-- Start of Given data --

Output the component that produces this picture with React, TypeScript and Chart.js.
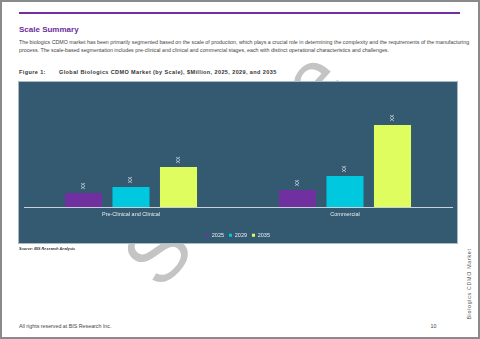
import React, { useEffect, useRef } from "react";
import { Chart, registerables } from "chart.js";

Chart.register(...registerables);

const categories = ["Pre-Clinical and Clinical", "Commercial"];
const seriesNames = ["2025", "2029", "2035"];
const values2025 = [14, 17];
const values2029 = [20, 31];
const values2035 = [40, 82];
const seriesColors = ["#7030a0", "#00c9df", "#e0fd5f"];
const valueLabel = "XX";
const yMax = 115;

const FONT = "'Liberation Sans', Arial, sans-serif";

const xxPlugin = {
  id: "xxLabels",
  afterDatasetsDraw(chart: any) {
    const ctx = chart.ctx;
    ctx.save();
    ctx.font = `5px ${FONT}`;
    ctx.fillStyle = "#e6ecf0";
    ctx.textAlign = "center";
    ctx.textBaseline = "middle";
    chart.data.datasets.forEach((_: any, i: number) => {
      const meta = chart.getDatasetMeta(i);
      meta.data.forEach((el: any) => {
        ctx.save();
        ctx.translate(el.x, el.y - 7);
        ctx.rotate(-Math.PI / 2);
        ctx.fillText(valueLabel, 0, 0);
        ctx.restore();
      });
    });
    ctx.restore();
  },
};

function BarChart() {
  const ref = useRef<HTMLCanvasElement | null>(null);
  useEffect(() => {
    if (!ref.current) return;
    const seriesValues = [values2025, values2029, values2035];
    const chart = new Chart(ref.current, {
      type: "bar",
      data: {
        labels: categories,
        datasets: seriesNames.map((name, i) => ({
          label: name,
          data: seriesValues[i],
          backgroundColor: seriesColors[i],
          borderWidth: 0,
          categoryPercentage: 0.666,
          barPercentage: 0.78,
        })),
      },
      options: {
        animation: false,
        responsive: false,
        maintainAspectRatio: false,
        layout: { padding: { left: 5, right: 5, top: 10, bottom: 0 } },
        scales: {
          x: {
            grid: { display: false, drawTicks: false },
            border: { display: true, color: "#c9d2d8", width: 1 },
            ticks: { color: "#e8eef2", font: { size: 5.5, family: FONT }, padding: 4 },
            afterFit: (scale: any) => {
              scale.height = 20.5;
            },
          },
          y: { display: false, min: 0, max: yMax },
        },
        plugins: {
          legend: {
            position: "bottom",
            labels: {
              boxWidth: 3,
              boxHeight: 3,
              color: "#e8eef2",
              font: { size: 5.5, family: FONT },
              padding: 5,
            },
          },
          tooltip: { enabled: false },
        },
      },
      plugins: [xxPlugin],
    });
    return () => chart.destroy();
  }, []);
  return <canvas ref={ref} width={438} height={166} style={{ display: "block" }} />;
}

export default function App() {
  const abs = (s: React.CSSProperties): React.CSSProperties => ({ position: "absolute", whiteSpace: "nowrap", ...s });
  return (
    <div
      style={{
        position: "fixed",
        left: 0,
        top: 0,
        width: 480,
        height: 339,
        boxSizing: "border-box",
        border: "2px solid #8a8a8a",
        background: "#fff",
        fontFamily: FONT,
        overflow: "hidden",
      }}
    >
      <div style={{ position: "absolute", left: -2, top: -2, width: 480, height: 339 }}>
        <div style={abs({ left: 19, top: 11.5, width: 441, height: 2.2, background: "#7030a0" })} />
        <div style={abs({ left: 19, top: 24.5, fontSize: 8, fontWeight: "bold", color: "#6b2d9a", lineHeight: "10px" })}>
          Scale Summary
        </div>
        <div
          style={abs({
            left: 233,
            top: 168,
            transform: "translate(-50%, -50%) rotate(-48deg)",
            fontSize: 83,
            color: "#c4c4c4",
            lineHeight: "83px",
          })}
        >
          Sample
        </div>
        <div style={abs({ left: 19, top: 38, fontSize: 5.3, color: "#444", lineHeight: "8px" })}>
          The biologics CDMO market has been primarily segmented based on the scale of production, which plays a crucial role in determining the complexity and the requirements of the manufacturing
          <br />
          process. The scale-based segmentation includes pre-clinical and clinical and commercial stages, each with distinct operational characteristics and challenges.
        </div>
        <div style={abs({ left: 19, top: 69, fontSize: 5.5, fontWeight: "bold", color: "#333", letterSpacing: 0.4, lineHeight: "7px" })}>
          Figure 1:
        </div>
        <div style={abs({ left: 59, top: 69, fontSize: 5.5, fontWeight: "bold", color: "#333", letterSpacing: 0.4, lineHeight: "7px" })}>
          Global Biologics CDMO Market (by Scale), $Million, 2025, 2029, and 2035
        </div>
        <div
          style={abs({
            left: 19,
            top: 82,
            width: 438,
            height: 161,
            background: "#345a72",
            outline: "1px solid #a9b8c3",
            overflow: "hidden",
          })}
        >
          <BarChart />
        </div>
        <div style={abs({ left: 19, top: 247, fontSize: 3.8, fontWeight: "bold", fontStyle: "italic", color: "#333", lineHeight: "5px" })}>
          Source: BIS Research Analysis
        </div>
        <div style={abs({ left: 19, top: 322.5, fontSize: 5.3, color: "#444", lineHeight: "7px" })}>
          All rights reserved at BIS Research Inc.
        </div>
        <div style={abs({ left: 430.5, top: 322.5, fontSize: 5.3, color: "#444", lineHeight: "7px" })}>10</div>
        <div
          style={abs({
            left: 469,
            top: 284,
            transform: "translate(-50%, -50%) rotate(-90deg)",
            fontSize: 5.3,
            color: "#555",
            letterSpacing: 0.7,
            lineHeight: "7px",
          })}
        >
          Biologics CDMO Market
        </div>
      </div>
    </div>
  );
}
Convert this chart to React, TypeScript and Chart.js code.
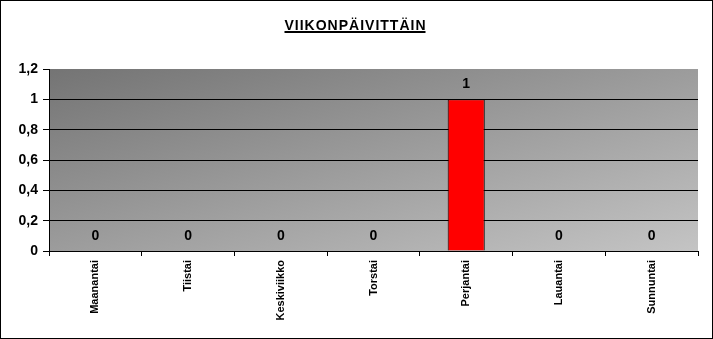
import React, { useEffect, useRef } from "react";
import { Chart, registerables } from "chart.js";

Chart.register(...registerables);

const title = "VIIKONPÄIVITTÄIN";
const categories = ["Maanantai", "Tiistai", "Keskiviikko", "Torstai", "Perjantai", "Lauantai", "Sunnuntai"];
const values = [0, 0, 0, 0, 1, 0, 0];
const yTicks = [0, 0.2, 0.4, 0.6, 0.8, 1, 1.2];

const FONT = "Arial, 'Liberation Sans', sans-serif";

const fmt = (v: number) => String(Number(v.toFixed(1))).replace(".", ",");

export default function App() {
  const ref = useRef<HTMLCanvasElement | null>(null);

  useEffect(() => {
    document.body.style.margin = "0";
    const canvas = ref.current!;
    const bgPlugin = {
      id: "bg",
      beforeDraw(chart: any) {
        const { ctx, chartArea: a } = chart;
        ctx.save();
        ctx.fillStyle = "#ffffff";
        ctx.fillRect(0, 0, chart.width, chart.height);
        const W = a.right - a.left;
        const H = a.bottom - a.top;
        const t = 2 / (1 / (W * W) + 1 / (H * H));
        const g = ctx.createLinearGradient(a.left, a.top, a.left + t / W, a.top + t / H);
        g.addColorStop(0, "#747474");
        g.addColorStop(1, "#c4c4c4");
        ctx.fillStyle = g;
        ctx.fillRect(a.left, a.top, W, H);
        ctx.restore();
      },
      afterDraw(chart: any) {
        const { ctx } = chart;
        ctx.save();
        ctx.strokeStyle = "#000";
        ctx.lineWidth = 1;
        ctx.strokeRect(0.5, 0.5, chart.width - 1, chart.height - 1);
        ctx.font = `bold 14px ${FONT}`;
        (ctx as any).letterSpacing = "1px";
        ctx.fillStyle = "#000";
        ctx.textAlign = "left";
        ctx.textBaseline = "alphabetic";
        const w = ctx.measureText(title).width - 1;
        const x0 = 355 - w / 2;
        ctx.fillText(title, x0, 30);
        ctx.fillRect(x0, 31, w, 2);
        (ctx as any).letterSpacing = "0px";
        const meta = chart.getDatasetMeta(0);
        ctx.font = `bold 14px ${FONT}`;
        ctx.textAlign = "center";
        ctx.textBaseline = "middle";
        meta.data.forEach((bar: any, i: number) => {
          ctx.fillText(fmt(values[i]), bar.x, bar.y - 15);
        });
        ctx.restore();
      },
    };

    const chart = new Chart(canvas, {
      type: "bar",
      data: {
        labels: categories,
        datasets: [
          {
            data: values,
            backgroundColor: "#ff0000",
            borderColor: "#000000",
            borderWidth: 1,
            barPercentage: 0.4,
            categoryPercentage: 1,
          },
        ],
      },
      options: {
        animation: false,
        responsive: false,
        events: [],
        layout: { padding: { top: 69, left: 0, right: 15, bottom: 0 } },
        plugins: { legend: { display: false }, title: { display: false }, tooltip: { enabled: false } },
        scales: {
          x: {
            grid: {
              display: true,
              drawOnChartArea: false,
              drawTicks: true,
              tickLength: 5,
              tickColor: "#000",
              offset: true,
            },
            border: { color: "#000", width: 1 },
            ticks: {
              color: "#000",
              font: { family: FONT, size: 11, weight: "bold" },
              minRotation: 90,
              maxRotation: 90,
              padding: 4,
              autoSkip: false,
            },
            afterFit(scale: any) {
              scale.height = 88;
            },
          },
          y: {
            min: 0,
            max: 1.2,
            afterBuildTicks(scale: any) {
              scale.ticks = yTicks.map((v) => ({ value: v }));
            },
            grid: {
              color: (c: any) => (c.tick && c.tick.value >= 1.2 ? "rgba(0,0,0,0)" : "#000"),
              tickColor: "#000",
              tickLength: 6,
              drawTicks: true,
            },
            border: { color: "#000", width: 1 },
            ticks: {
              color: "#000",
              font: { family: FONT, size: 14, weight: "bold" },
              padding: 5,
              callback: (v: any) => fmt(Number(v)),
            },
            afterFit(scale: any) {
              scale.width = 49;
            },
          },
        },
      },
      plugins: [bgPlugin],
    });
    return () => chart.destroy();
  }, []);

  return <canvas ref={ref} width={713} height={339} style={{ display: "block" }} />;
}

-- End of Given data --

**What is being asked**
Copy out every line holding the string "with".

**Expected answer**
Output the component that produces this picture with React, TypeScript and Chart.js.
          process. The scale-based segmentation includes pre-clinical and clinical and commercial stages, each with distinct operational characteristics and challenges.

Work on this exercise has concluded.